Exercise objective =>
Copy out the complete listing, word for word.

Dataset content =>
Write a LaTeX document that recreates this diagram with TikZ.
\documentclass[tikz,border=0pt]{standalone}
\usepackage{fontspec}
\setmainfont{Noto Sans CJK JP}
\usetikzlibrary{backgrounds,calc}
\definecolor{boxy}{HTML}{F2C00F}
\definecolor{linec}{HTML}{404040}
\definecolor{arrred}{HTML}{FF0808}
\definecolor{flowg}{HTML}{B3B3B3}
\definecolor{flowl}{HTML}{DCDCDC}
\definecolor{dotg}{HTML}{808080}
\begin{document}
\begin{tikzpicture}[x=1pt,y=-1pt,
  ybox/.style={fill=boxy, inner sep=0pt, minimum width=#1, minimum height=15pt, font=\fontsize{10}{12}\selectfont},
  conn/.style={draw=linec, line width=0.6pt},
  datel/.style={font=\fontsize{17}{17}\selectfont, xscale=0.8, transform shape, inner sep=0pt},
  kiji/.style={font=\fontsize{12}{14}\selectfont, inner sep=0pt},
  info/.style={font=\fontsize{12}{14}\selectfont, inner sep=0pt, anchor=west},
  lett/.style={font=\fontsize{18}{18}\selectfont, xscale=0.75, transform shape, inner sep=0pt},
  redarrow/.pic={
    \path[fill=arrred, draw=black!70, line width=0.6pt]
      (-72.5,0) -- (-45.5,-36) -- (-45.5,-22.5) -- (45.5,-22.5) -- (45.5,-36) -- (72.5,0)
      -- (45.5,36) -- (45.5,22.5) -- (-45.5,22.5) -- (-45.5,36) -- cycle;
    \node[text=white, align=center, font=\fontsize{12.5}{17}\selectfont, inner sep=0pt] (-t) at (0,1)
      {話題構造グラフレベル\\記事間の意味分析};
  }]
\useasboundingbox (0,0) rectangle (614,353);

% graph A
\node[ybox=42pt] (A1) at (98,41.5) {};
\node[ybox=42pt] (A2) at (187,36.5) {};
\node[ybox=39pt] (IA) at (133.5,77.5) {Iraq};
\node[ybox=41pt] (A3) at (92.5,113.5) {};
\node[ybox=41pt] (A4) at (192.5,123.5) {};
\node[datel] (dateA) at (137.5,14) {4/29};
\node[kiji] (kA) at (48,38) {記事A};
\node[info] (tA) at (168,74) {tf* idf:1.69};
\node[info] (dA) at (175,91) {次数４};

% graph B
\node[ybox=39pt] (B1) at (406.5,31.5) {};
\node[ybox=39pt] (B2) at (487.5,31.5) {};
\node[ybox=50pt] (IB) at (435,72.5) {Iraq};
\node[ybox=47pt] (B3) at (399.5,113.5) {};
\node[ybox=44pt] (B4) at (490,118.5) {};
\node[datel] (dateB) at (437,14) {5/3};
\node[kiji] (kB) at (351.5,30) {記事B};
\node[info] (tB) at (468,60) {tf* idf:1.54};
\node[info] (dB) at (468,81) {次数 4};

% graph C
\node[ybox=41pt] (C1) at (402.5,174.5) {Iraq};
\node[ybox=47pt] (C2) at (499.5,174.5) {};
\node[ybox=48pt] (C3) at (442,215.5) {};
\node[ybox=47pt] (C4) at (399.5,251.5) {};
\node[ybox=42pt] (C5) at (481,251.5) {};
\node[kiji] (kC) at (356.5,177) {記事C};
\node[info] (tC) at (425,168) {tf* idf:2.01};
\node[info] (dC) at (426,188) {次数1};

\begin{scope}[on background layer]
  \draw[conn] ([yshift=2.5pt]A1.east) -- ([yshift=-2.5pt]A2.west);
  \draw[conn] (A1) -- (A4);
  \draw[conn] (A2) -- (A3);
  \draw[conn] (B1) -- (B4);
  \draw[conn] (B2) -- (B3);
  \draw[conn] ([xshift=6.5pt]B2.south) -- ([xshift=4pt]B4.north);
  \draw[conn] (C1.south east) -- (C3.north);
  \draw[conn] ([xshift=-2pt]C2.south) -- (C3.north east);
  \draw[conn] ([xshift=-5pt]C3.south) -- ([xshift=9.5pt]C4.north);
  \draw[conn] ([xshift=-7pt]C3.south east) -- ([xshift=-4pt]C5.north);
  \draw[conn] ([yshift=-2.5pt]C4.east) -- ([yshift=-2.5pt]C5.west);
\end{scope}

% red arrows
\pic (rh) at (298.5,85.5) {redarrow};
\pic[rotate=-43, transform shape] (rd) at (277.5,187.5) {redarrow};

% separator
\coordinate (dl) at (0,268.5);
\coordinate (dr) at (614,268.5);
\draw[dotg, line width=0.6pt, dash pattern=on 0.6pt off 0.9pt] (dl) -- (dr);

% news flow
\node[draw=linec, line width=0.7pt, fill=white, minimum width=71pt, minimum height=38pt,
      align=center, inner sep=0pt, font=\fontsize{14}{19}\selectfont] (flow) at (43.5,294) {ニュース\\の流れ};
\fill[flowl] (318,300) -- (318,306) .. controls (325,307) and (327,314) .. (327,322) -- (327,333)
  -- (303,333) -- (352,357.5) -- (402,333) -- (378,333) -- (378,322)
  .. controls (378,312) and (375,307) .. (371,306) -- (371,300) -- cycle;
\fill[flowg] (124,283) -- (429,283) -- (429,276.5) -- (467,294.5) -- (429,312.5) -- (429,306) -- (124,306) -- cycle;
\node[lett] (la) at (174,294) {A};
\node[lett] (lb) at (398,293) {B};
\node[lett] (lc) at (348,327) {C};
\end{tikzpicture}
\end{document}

Solution to this exercise =>
Write a LaTeX document that recreates this diagram with TikZ.
\documentclass[tikz,border=0pt]{standalone}
\usepackage{fontspec}
\setmainfont{Noto Sans CJK JP}
\usetikzlibrary{backgrounds,calc}
\definecolor{boxy}{HTML}{F2C00F}
\definecolor{linec}{HTML}{404040}
\definecolor{arrred}{HTML}{FF0808}
\definecolor{flowg}{HTML}{B3B3B3}
\definecolor{flowl}{HTML}{DCDCDC}
\definecolor{dotg}{HTML}{808080}
\begin{document}
\begin{tikzpicture}[x=1pt,y=-1pt,
  ybox/.style={fill=boxy, inner sep=0pt, minimum width=#1, minimum height=15pt, font=\fontsize{10}{12}\selectfont},
  conn/.style={draw=linec, line width=0.6pt},
  datel/.style={font=\fontsize{17}{17}\selectfont, xscale=0.8, transform shape, inner sep=0pt},
  kiji/.style={font=\fontsize{12}{14}\selectfont, inner sep=0pt},
  info/.style={font=\fontsize{12}{14}\selectfont, inner sep=0pt, anchor=west},
  lett/.style={font=\fontsize{18}{18}\selectfont, xscale=0.75, transform shape, inner sep=0pt},
  redarrow/.pic={
    \path[fill=arrred, draw=black!70, line width=0.6pt]
      (-72.5,0) -- (-45.5,-36) -- (-45.5,-22.5) -- (45.5,-22.5) -- (45.5,-36) -- (72.5,0)
      -- (45.5,36) -- (45.5,22.5) -- (-45.5,22.5) -- (-45.5,36) -- cycle;
    \node[text=white, align=center, font=\fontsize{12.5}{17}\selectfont, inner sep=0pt] (-t) at (0,1)
      {話題構造グラフレベル\\記事間の意味分析};
  }]
\useasboundingbox (0,0) rectangle (614,353);

% graph A
\node[ybox=42pt] (A1) at (98,41.5) {};
\node[ybox=42pt] (A2) at (187,36.5) {};
\node[ybox=39pt] (IA) at (133.5,77.5) {Iraq};
\node[ybox=41pt] (A3) at (92.5,113.5) {};
\node[ybox=41pt] (A4) at (192.5,123.5) {};
\node[datel] (dateA) at (137.5,14) {4/29};
\node[kiji] (kA) at (48,38) {記事A};
\node[info] (tA) at (168,74) {tf* idf:1.69};
\node[info] (dA) at (175,91) {次数４};

% graph B
\node[ybox=39pt] (B1) at (406.5,31.5) {};
\node[ybox=39pt] (B2) at (487.5,31.5) {};
\node[ybox=50pt] (IB) at (435,72.5) {Iraq};
\node[ybox=47pt] (B3) at (399.5,113.5) {};
\node[ybox=44pt] (B4) at (490,118.5) {};
\node[datel] (dateB) at (437,14) {5/3};
\node[kiji] (kB) at (351.5,30) {記事B};
\node[info] (tB) at (468,60) {tf* idf:1.54};
\node[info] (dB) at (468,81) {次数 4};

% graph C
\node[ybox=41pt] (C1) at (402.5,174.5) {Iraq};
\node[ybox=47pt] (C2) at (499.5,174.5) {};
\node[ybox=48pt] (C3) at (442,215.5) {};
\node[ybox=47pt] (C4) at (399.5,251.5) {};
\node[ybox=42pt] (C5) at (481,251.5) {};
\node[kiji] (kC) at (356.5,177) {記事C};
\node[info] (tC) at (425,168) {tf* idf:2.01};
\node[info] (dC) at (426,188) {次数1};

\begin{scope}[on background layer]
  \draw[conn] ([yshift=2.5pt]A1.east) -- ([yshift=-2.5pt]A2.west);
  \draw[conn] (A1) -- (A4);
  \draw[conn] (A2) -- (A3);
  \draw[conn] (B1) -- (B4);
  \draw[conn] (B2) -- (B3);
  \draw[conn] ([xshift=6.5pt]B2.south) -- ([xshift=4pt]B4.north);
  \draw[conn] (C1.south east) -- (C3.north);
  \draw[conn] ([xshift=-2pt]C2.south) -- (C3.north east);
  \draw[conn] ([xshift=-5pt]C3.south) -- ([xshift=9.5pt]C4.north);
  \draw[conn] ([xshift=-7pt]C3.south east) -- ([xshift=-4pt]C5.north);
  \draw[conn] ([yshift=-2.5pt]C4.east) -- ([yshift=-2.5pt]C5.west);
\end{scope}

% red arrows
\pic (rh) at (298.5,85.5) {redarrow};
\pic[rotate=-43, transform shape] (rd) at (277.5,187.5) {redarrow};

% separator
\coordinate (dl) at (0,268.5);
\coordinate (dr) at (614,268.5);
\draw[dotg, line width=0.6pt, dash pattern=on 0.6pt off 0.9pt] (dl) -- (dr);

% news flow
\node[draw=linec, line width=0.7pt, fill=white, minimum width=71pt, minimum height=38pt,
      align=center, inner sep=0pt, font=\fontsize{14}{19}\selectfont] (flow) at (43.5,294) {ニュース\\の流れ};
\fill[flowl] (318,300) -- (318,306) .. controls (325,307) and (327,314) .. (327,322) -- (327,333)
  -- (303,333) -- (352,357.5) -- (402,333) -- (378,333) -- (378,322)
  .. controls (378,312) and (375,307) .. (371,306) -- (371,300) -- cycle;
\fill[flowg] (124,283) -- (429,283) -- (429,276.5) -- (467,294.5) -- (429,312.5) -- (429,306) -- (124,306) -- cycle;
\node[lett] (la) at (174,294) {A};
\node[lett] (lb) at (398,293) {B};
\node[lett] (lc) at (348,327) {C};
\end{tikzpicture}
\end{document}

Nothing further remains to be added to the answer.